Миссис Шелтер, эта добрейшая и тёплая, как парное молоко или сама мама, женщина сидела в кресле на колёсиках по ту сторону стойки и рыдала, прикрыв лицо ладонями. Рядом кружили две другие медсестры помоложе: одна предлагала ей чай с ромашкой, другая гладила по плечу и говорила, что всё будет хорошо. Как часто мы это слышим и как редко сами в это верим.

Бросив сумку на пол, я на мгновение замерла, не зная, что делать. Мне хотелось проявить участие, отплатить добром на то добро, что миссис Шелтер сделала для меня за эти дни. Тайно подкладывала плитку шоколадки к полусъедобному завтраку. Занимала вечернюю тишину своей живой болтовнёй о внуках. Купила мне расчёску в киоске через дорогу, потому что Эдди забыла положить мою. Согласилась раздать подаренные цветы тому, кто задерживался в больнице подольше моего. Всегда весёлая, смешливая, плюющая на саму смерть в стенах этой больницы, где та по праву занимает свой трон.

А теперь всю эту жизнерадостность вытеснили из её сердца. Лицо покраснело, нижние веки распухли, а лёгкие никак не могли ухватить достаточно воздуха для глубокого вдоха. Кто-то обидел её. Пациент, член семьи или сама жизнь. А я не знала, имею ли право расспрашивать или лучше притвориться, что ничего не видела. Некоторые ненавидят жалость. Другие не приемлют безразличие.

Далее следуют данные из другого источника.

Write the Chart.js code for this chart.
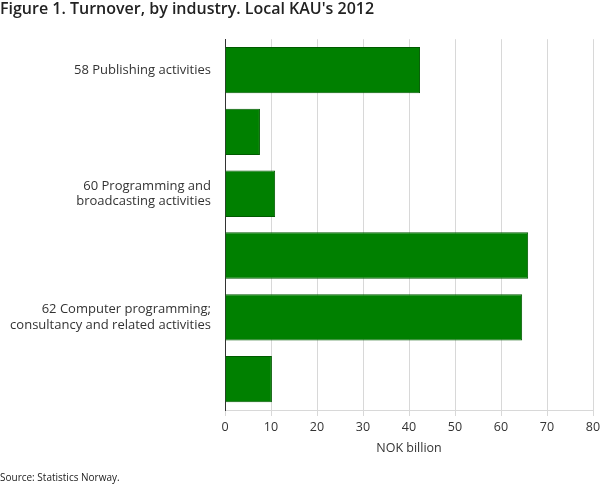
<!DOCTYPE html>
<html><head><meta charset="utf-8">
<script src="https://cdn.jsdelivr.net/npm/chart.js@4"></script>
<style>html,body{margin:0;padding:0;background:#fff}#w{width:610px;height:488px}</style>
</head><body><div id="w"><canvas id="c"></canvas></div>
<script>
const categories=[["58 Publishing activities"],["59 Motion picture, video and ","television programme production,","sound recording and music","publishing activities"],["60 Programming and","broadcasting activities"],["61 Telecommunications"],["62 Computer programming;","consultancy and related activities"],["63 Information service activities"]];
const values=[42.4,7.6,10.9,65.9,64.6,10.2];
const xTicks=[0,10,20,30,40,50,60,70,80];
Chart.defaults.font.family="'Open Sans'";
Chart.defaults.color="#333";
new Chart(document.getElementById('c'),{type:'bar',
data:{labels:categories,datasets:[{data:values,backgroundColor:'#008000',borderColor:'#005a00',borderWidth:1,barPercentage:0.75,categoryPercentage:1}]},
options:{indexAxis:'y',responsive:true,maintainAspectRatio:false,animation:false,
layout:{padding:{left:0,right:17,top:0,bottom:0}},
plugins:{legend:{display:false},tooltip:{enabled:false},
title:{display:true,text:"Figure 1. Turnover, by industry. Local KAU's 2012",align:'start',font:{size:16,weight:'600'},color:'#222',padding:{top:0,bottom:20}},
subtitle:{display:true,position:'bottom',text:'Source: Statistics Norway.',align:'start',font:{size:10},color:'#222',padding:{top:12,bottom:4}}},
scales:{x:{min:0,max:80,afterBuildTicks:a=>{a.ticks=xTicks.map(v=>({value:v}))},ticks:{font:{size:12.5},padding:4},grid:{color:'#d8d8d8',drawTicks:true,tickLength:6},border:{color:'#d8d8d8'},
title:{display:true,text:'NOK billion',font:{size:12.5},padding:{top:2}}},
y:{afterFit:s=>{s.width=225},grid:{display:false},border:{color:'#333'},ticks:{font:{size:13},padding:6,color:'#333'}}}}});
</script></body></html>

Наплевав на чувство такта, которое мама взращивала в нас с Эдди с самого детства, я решилась вмешаться, но не успела. Оглушающий и даже грозный стук каблуков принёс с собой худую женщину в чёрном платье и белом халате, накинутом на плечи. В отличие от всего персонала причёска претендовала на звание идеала – ни один волосок не выбивался из скрученной на затылке улитки. Те, кто присматривают за жизнями и отгоняют смерти, не могут позволить себе такой роскоши. И я решила, что скорее всего это не простой доктор и даже не заведующий отделением. Наверняка главврач – только те носят такие высокие шпильки и столь строгое выражение лица.

Её появление заставило напрячься всех в радиусе целого этажа. Молоденькие медсёстры вжали головы в плечи, моя дорогая миссис Шелтер перестала плакать, и даже я еле подавила рефлексы сбежать куда подальше.

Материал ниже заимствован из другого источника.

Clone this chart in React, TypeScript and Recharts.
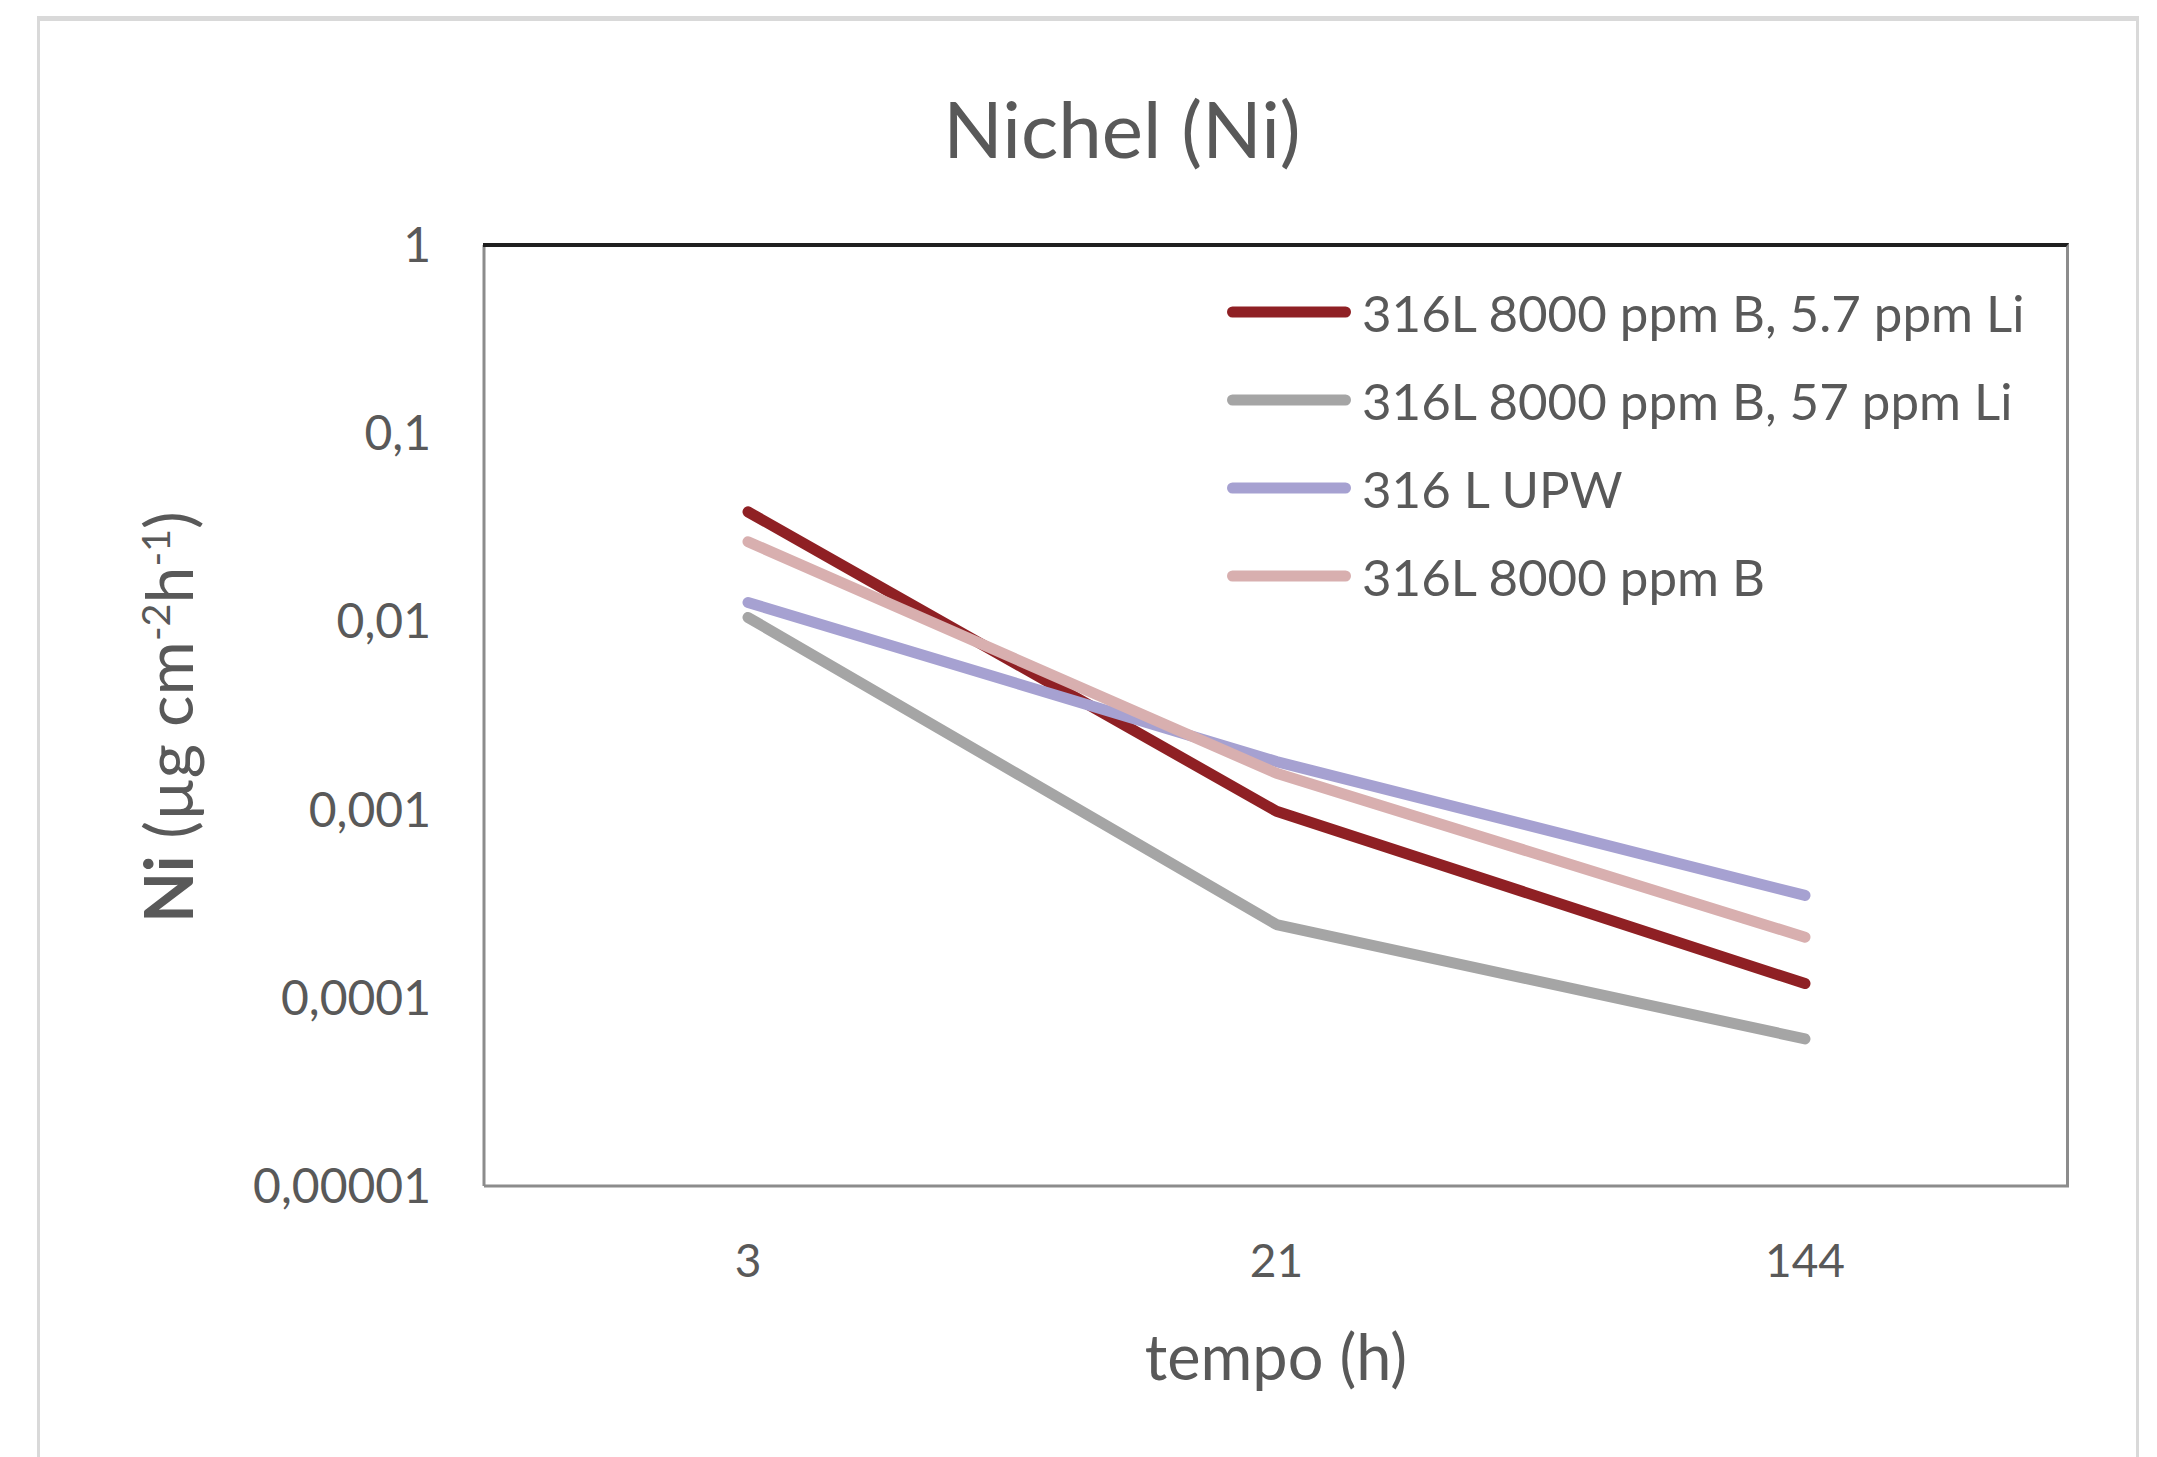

– Миранда, – холодно проговорили её тонкие губы, обмакнутые в нюдовую помаду. – Ко мне в кабинет. Живо!

И каблуки зацокали прочь, стройные ноги унесли снежную королеву больницы Мерси восвояси.

– Всё нормально, – заверяла миссис Шелтер коллег, когда я перестала смотреть вслед главврачу и вернула всё внимание ей. – Я должна ответить за свою ошибку.

Поправив форму, пригладив вихор и дважды глубоко вдохнув проспиртованный больничный аромат, Миранда Шелтер собрала всю волю в кулак и пошла вслед за начальницей. Медсёстры жалостливо помотали головами, посетовали на её судьбу и стали постепенно возвращаться к своим делам. Что горе для нас, для кого-то – лишь эпизод.

И Миранда Шелтер должна была стать приятным эпизодом, но он закончился на грустной ноте. Пора было возвращаться к своей жизни, как эти медсёстры – к своей.

– Извините, не могли бы вы дать мне документы на выписку? – спросила я через стойку.

– Я займусь, не отвлекайтесь, – встрял знакомый голос.

Доктор Рон подошёл к стойке, бросил планшет на столешницу с особой яростью и растёр лицо ладонями, как делают те, кого изрядно помотало. Его обаяние утратило какую-то искру, тело перестало гореть изнутри. Впервые за дни моего пребывания в больнице Рональд Эймс позволил себе сбросить стальную маску, стереть улыбку и показать миру настоящего врача – утомлённого, разбитого и озлобленного на саму жизнь. За её несправедливость и её повороты, в которые мы не всегда входим.